The clarification given is:
Page 458 (Clarification): If an affliction makes me enfeebled 1 without listing a duration and the affliction ends, am I enfeebled forever?
The rules on Conditions from Afflictions note that a condition can last for a longer duration that the affliction that caused it, using drained as an example. There are three categories of effects from afflictions here.
1 Immediate effects like damage happen as soon as you reach the stage.
2 Conditions that have a way to end them by default last for their normal duration. This includes conditions like drained, frightened, persistent damage, and sickened.
3 Conditions that always need to include a duration because they don’t have a normal way to recover from them—such as clumsy or paralyzed—last as long as the stage of the affliction on which they appear. This also applies to effects that are ongoing but specific to the affliction rather than being defined conditions, such as a penalty to certain rolls.

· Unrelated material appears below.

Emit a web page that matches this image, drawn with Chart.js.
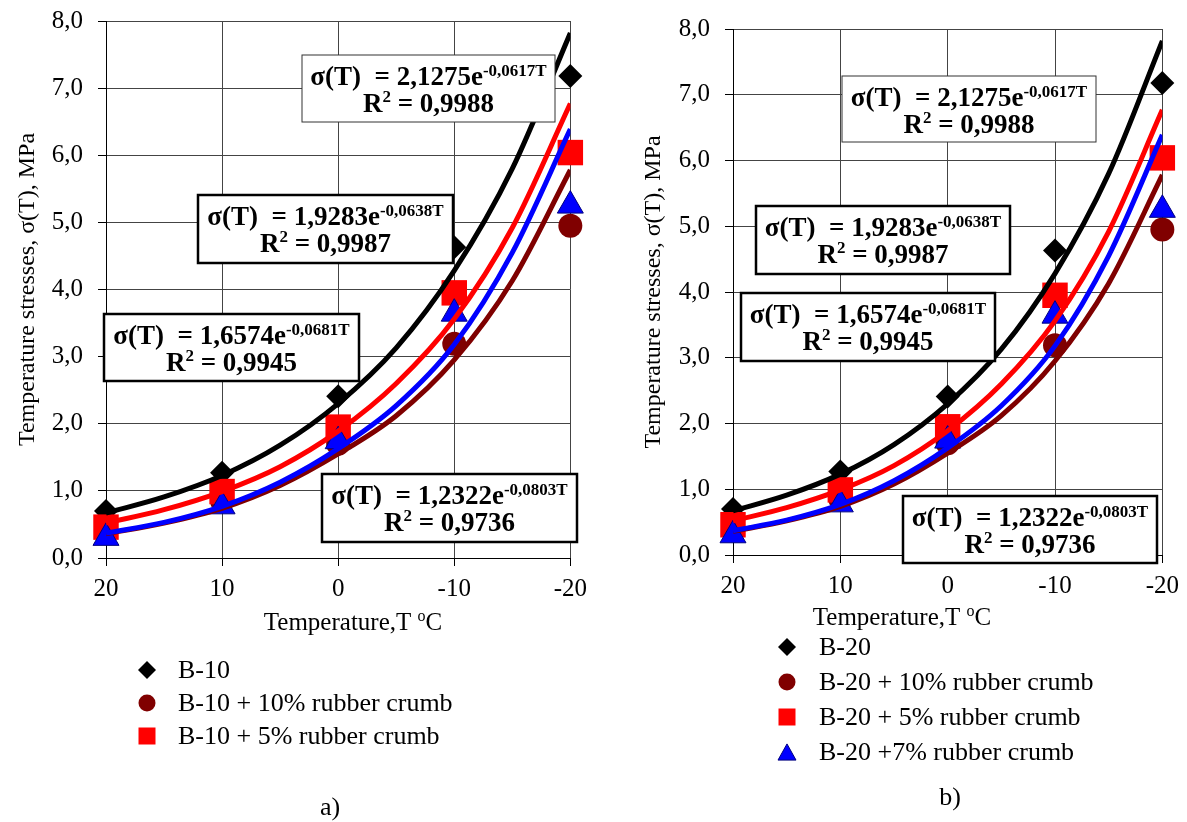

Applying that to this spell means that the deafened effect would end with the spell's duration since deafened does not have a natural way of auto-removal. The Sickened condition would remain beyond the duration of the spell because it does have a natural way of auto-removal (Retching).
| NorrKnekten |
I believe its not just extrapolation. Since whenever these (enfeebled,clumsy,deafened,stupified) has shown up without a duration we have previously recieved answers that these are supposed to come with a duration. Such as the discussions regarding the sandwolf, basilisk and cockatrice which all had this issue of writers forgetting to add a duration onto stupified/slowed respectively.
That also fits neatly into the idea that durations also include things that ends when a certain condition is fullfilled, Such as a condition's value becoming 0.